I am trying. I really am. It goes like this: Atticus smells something in the kitchen and the lip-smacking begins. I think about what I am preparing and invariably it contains some dairy product unfit for a child before the age of one (as there is a potential for dairy allergies later in life for infants who are given cow's milk before age one).

So I must reconceive things. I have to think ahead. I have to plan. I cannot rely on my pat shopping list of frequently used ingredients. This is a new eater with new needs and I am ultimately responsible for his eating habits and attitude toward food. Oh, the sheer weight of this responsibility ...

And my baby is particular. He will not eat baby food or anything with the consistency of baby food. How gauche, he seems to say as I try once again to give him yogurt. Not for me, his turned head and pursed lips suggest. But there are other things, many other things that I hope will have the Oliver seal of approval.

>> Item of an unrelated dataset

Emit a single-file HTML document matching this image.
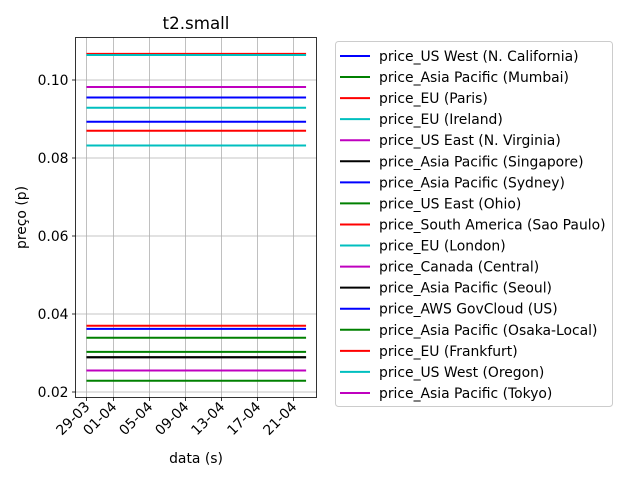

Atticus is very fond of the following foods in descending order of appreciation:

Sweet Potato
Carrots
Potato
Peas
Chicken Noodle Soup
Orange Slices
Pasta or Rice with Peas and Herbs
Chunky Apple Sauce
Scrambled Eggs

Those are the highlights, but I have intentionally left out Puffs which Atticus eats in such generous volume that I wonder if we will have to sit down and have an intervention with him someday. Puffs rehab. I don't want everyone to know how many Puffs I let my son eat. I recently read that children get 20% of their nutrition from snacks. Atticus might be getting 60% of his nutrition from Puffs. Please don't tell Jamie Oliver. I'm trying to get it right and do it proper, mate. I really am.